Com Cuba, os Estados Unidos mantêm relações limitadas há meio século, a maior parte desse período sob o governo do irmão de Raúl, Fidel Castro, e o destino do país comunista é um assunto amargo na política interna americana.

Cubano-americanos fortemente contrários a Castro compõem uma parcela considerável de eleitores e possíveis doadores na Flórida, um estado-chave onde as eleições americanas podem ser decididas.

Como candidato presidencial, Obama foi taxado tanto de ingênuo quanto de perigoso por rivais de ambos os partidos por sugerir que, como presidente, estaria disposto a dialogar com inimigos sem pré-condições.
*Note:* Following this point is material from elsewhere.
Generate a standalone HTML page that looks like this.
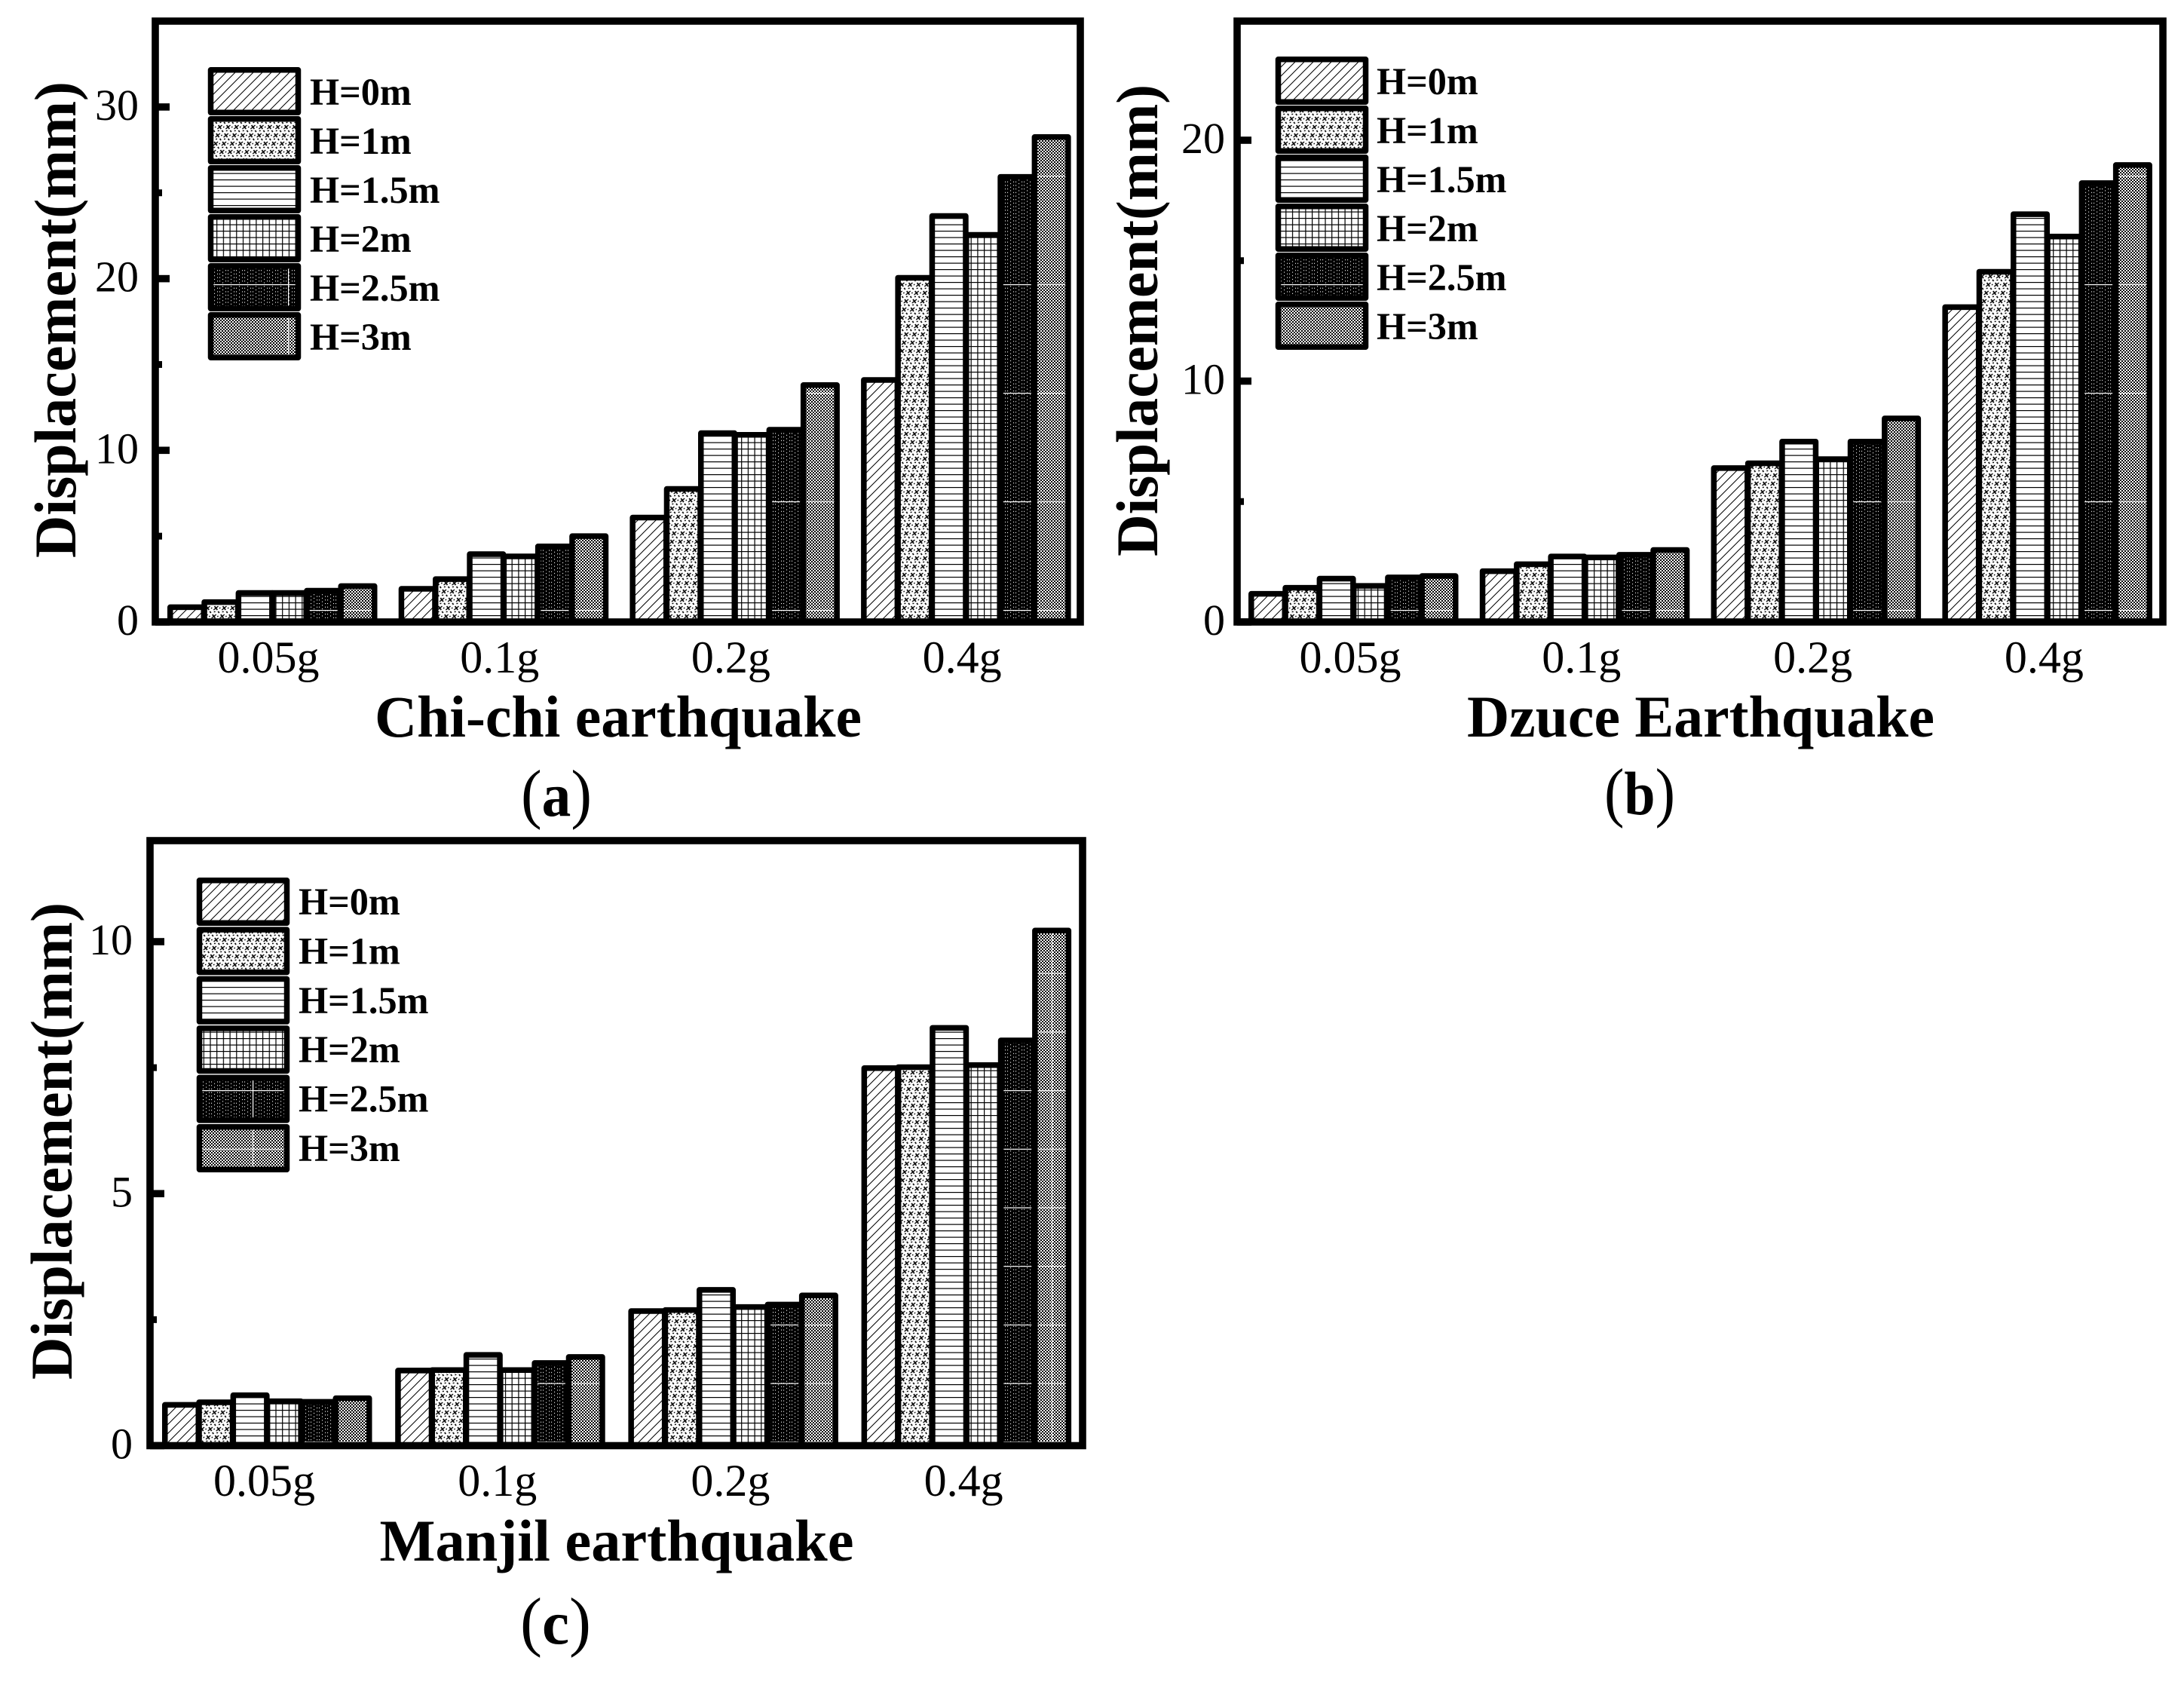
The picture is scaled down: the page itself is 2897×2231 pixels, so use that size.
<!DOCTYPE html>
<html lang="en">
<head>
<meta charset="utf-8">
<title>Displacement under earthquakes</title>
<style>
html,body{margin:0;padding:0;background:#fff;}
svg{display:block;font-family:"Liberation Serif",serif;}
</style>
</head>
<body>
<svg id="fig" xmlns="http://www.w3.org/2000/svg" width="2897" height="2231" viewBox="0 0 2897 2231">
<rect x="0" y="0" width="2897" height="2231" fill="#fff"/>
<defs>
<pattern id="p-diag" patternUnits="userSpaceOnUse" width="12" height="12"><path d="M-3 3L3 -3M0 12L12 0M9 15L15 9" stroke="#000" stroke-width="1" fill="none"/></pattern>
<pattern id="p-dots" patternUnits="userSpaceOnUse" width="11" height="11" patternTransform="skewX(-14)"><rect width="11" height="11" fill="#fff"/><path d="M1 1L6 6M6 1L1 6M2 8.500L4 8.500M8 3.500L9.500 3.500M7.500 8L9.500 10" stroke="#000" stroke-width="1.500" fill="none"/></pattern>
<pattern id="p-hlines" patternUnits="userSpaceOnUse" width="10" height="8.5"><rect width="10" height="8.5" fill="#fff"/><rect y="0" width="10" height="1.2" fill="#000"/></pattern>
<pattern id="p-grid" patternUnits="userSpaceOnUse" width="8.7" height="8.5"><rect width="8.7" height="8.5" fill="#fff"/><rect y="0" width="8.7" height="1.2" fill="#000"/><rect x="0" width="1.2" height="8.5" fill="#000"/></pattern>
<pattern id="p-darkdots" patternUnits="userSpaceOnUse" width="11" height="9.4"><rect width="11" height="9.4" fill="#000"/><rect x="2" y="1" width="1.1" height="1.1" fill="#fff"/><rect x="2" y="5.7" width="1.1" height="1.1" fill="#fff"/><rect x="5" y="1" width="1.1" height="1.1" fill="#fff"/><rect x="5" y="5.7" width="1.1" height="1.1" fill="#fff"/><rect x="9" y="3.350" width="1.1" height="1.1" fill="#fff"/><rect x="9" y="8" width="1.1" height="1.1" fill="#fff"/></pattern>
<pattern id="p-checker" patternUnits="userSpaceOnUse" width="4" height="4"><rect width="4" height="4" fill="#fff"/><rect width="2" height="2" fill="#000"/><rect x="2" y="2" width="2" height="2" fill="#000"/></pattern>
<pattern id="w-a" patternUnits="userSpaceOnUse" x="382" y="89" width="3000" height="144"><rect x="0" y="0" width="3000" height="1.2" fill="#fff"/><rect x="0" y="0" width="1.2" height="144" fill="#fff"/></pattern>
<pattern id="w-b" patternUnits="userSpaceOnUse" x="0" y="89" width="3000" height="144"><rect x="0" y="0" width="3000" height="1.2" fill="#fff"/></pattern>
<pattern id="w-c" patternUnits="userSpaceOnUse" x="335" y="1446" width="1060" height="77.7"><rect x="0" y="0" width="1060" height="1.2" fill="#fff"/><rect x="0" y="0" width="1.2" height="77.7" fill="#fff"/></pattern>
</defs>
</svg>
<script>
const categories = ["0.05g", "0.1g", "0.2g", "0.4g"];
const heights = ["H=0m", "H=1m", "H=1.5m", "H=2m", "H=2.5m", "H=3m"];

const chichiH0 = [0.86, 1.93, 6.08, 14.1];
const chichiH1 = [1.16, 2.5, 7.75, 20.05];
const chichiH15 = [1.69, 3.95, 11.0, 23.65];
const chichiH2 = [1.69, 3.82, 10.9, 22.55];
const chichiH25 = [1.82, 4.4, 11.2, 25.93];
const chichiH3 = [2.09, 5.0, 13.8, 28.25];
const chichiMajorTicks = [0, 10, 20, 30];
const chichiMinorTicks = [5, 15, 25];

const dzuceH0 = [1.17, 2.11, 6.39, 13.07];
const dzuceH1 = [1.42, 2.4, 6.59, 14.54];
const dzuceH15 = [1.8, 2.72, 7.49, 16.93];
const dzuceH2 = [1.5, 2.68, 6.76, 16.0];
const dzuceH25 = [1.85, 2.79, 7.49, 18.22];
const dzuceH3 = [1.91, 2.99, 8.45, 18.97];
const dzuceMajorTicks = [0, 10, 20];
const dzuceMinorTicks = [5, 15];

const manjilH0 = [0.81, 1.49, 2.67, 7.49];
const manjilH1 = [0.86, 1.5, 2.69, 7.51];
const manjilH15 = [1.0, 1.8, 3.09, 8.29];
const manjilH2 = [0.88, 1.5, 2.75, 7.55];
const manjilH25 = [0.87, 1.64, 2.8, 8.04];
const manjilH3 = [0.94, 1.76, 2.98, 10.22];
const manjilMajorTicks = [0, 5, 10];
const manjilMinorTicks = [2.5, 7.5];

const hatchFills = ["p-diag", "p-dots", "p-hlines", "p-grid", "p-darkdots", "p-checker"];

const panels = [
  {key:"a", title:"Chi-chi earthquake", tag:"a", series:[chichiH0,chichiH1,chichiH15,chichiH2,chichiH25,chichiH3],
   major:chichiMajorTicks, minor:chichiMinorTicks, overlay:"w-a",
   left:206, right:1433, top:28, bottom:825, yUnit:22.77,
   groupStart:222, groupStep:306.7, labelOffset:134,
   legendX:276, legendY:89, legendStep:65, legendLabelX:411, legendBaseline:139,
   yLabelX:184, yTitleX:100, yTitleY:740, yTitleLen:632, xLabelY:892,
   titleX:820, titleY:977, titleLen:646, tagX:738, tagY:1082},
  {key:"b", title:"Dzuce Earthquake", tag:"b", series:[dzuceH0,dzuceH1,dzuceH15,dzuceH2,dzuceH25,dzuceH3],
   major:dzuceMajorTicks, minor:dzuceMinorTicks, overlay:"w-b",
   left:1641, right:2869, top:28, bottom:825, yUnit:31.95,
   groupStart:1656, groupStep:306.8, labelOffset:135,
   legendX:1692, legendY:75, legendStep:65, legendLabelX:1826, legendBaseline:125,
   yLabelX:1625, yTitleX:1535, yTitleY:738, yTitleLen:626, xLabelY:892,
   titleX:2256, titleY:977, titleLen:620, tagX:2175, tagY:1080},
  {key:"c", title:"Manjil earthquake", tag:"c", series:[manjilH0,manjilH1,manjilH15,manjilH2,manjilH25,manjilH3],
   major:manjilMajorTicks, minor:manjilMinorTicks, overlay:"w-c",
   left:199, right:1436, top:1115, bottom:1917.5, yUnit:66.85,
   groupStart:215, groupStep:309.2, labelOffset:135.5,
   legendX:261, legendY:1164, legendStep:65.4, legendLabelX:396, legendBaseline:1213,
   yLabelX:176, yTitleX:95, yTitleY:1830, yTitleLen:633, xLabelY:1984,
   titleX:818, titleY:2070, titleLen:629, tagX:737, tagY:2180}
];

const NS = "http://www.w3.org/2000/svg";
const svg = document.getElementById("fig");
const BAR_PITCH = 45.3;
const BAR_WIDTH = 52;
const BORDER = 7.5;

function make(tag, attrs, parent) {
  const el = document.createElementNS(NS, tag);
  for (const k in attrs) el.setAttribute(k, attrs[k]);
  parent.appendChild(el);
  return el;
}

function drawPanel(p) {
  const g = make("g", {}, svg);
  
  

  const yScale = function (v) { return p.bottom - v * p.yUnit; };
  const xScale = function (groupIndex, seriesIndex) { return p.groupStart + groupIndex * p.groupStep + seriesIndex * BAR_PITCH; };

  categories.forEach(function (cat, gi) {
    p.series.forEach(function (values, si) {
      const x = xScale(gi, si) + BORDER / 2;
      const y = yScale(values[gi]);
      const w = BAR_WIDTH - BORDER;
      const h = p.bottom - y;
      const bar = make("rect", {x:x, y:y, width:w, height:h, fill:"url(#" + hatchFills[si] + ")", stroke:"none"}, g);
      
      
      if (si >= 4) {
        const shine = make("rect", {x:x, y:y, width:w, height:h, fill:"url(#" + p.overlay + ")", stroke:"none"}, g);
        
        
      }
      const edge = make("rect", {x:x, y:y, width:w, height:h, fill:"none", stroke:"#000", "stroke-width":BORDER, "stroke-linejoin":"round"}, g);
      
      
    });
    const label = make("text", {x:p.groupStart + gi * p.groupStep + p.labelOffset, y:p.xLabelY, "font-size":60, "text-anchor":"middle", fill:"#000"}, g);
    label.textContent = cat;
    
    
  });

  const frame = make("rect", {x:p.left, y:p.top, width:p.right - p.left, height:p.bottom - p.top, fill:"none", stroke:"#000", "stroke-width":9.6}, g);
  
  

  p.major.forEach(function (v) {
    const y = yScale(v);
    const tick = make("rect", {x:p.left, y:y - 4.8, width:19, height:9.6, fill:"#000"}, g);
    
    
    const label = make("text", {x:p.yLabelX, y:y + 17, "font-size":58, "text-anchor":"end", fill:"#000"}, g);
    label.textContent = String(v);
    
    
  });
  p.minor.forEach(function (v) {
    const tick = make("rect", {x:p.left, y:yScale(v) - 4.5, width:9, height:9, fill:"#000"}, g);
    
    
  });

  heights.forEach(function (name, i) {
    const y = p.legendY + i * p.legendStep;
    const swatch = make("rect", {x:p.legendX + 3.5, y:y + 3.75, width:116, height:56.5, fill:"url(#" + hatchFills[i] + ")", stroke:"none"}, g);
    
    
    if (i >= 4) {
      const shine = make("rect", {x:p.legendX + 3.5, y:y + 3.75, width:116, height:56.5, fill:"url(#" + p.overlay + ")", stroke:"none"}, g);
      
      
    }
    const edge = make("rect", {x:p.legendX + 3.5, y:y + 3.75, width:116, height:56.5, fill:"none", stroke:"#000", "stroke-width":7.5, "stroke-linejoin":"round"}, g);
    
    
    const text = make("text", {x:p.legendLabelX, y:p.legendBaseline + i * p.legendStep, "font-size":50.3, "font-weight":"bold", fill:"#000"}, g);
    text.textContent = name;
    
    
  });

  const yTitle = make("text", {transform:"translate(" + p.yTitleX + "," + p.yTitleY + ") rotate(-90)", "font-size":78, "font-weight":"bold", fill:"#000", textLength:p.yTitleLen, lengthAdjust:"spacingAndGlyphs"}, g);
  yTitle.textContent = "Displacement(mm)";
  
  

  const xTitle = make("text", {x:p.titleX, y:p.titleY, "font-size":78, "font-weight":"bold", "text-anchor":"middle", fill:"#000", textLength:p.titleLen, lengthAdjust:"spacingAndGlyphs"}, g);
  xTitle.textContent = p.title;
  
  

  const tag = make("text", {x:p.tagX, y:p.tagY, "font-size":88, "text-anchor":"middle", fill:"#000", textLength:94, lengthAdjust:"spacingAndGlyphs"}, g);
  
  
  tag.appendChild(document.createTextNode("("));
  const letter = make("tspan", {"font-weight":"bold", "font-size":82}, tag);
  letter.textContent = p.tag;
  tag.appendChild(document.createTextNode(")"));
}

panels.forEach(drawPanel);
</script>
</body>
</html>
A habilidade de Obama em rastrear e matar Osama Bin Laden e uma série de ataques de drones o distanciaram das acusações de fraqueza em política externa e segurança, mas o presidente foi cuidadoso nesta terça-feira ao criticar líderes opressores em seu discurso, com Castro a apenas alguns metros de distância.

"Há muitos líderes que dizem se solidarizar com a luta de Madiba pela liberdade, mas não toleram a dissidência de seu próprio povo", declarou.

Não está claro se o aperto de mãos desta terça contribuirá para descongelar significativamente as relações. Em 2000, o então presidente Bill Clinton cumprimentou Fidel Castro da mesma forma na Assembleia Geral da ONU, em Nova York.

Mas nenhuma imagem do momento foi captada e a Casa Branca negou inicialmente que ele tivesse ocorrido.

Havana e Washington não mantêm relações diplomáticas desde 1961, dois anos após Fidel Castro chegar ao poder na Revolução Cubana.

Desde que Obama chegou ao poder, as tensões diminuíram, e ambos os países assinaram diversos acordos - encarados como medidas de construção de confiança - incluindo cooperação em resgate marítimo e aéreo e questões migratórias.

Em 2011, Obama flexibilizou as restrições a vistos, remessas e viagens.

A ação foi concebida para expandir viagens religiosas e educacionais, permitir que qualquer aeroporto ofereça voos charter para o país e restaurar iniciativas culturais suspensas pelo governo anterior, de George W. Bush.

Há negociações em andamento para retomar um serviço postal direto entre os dois países.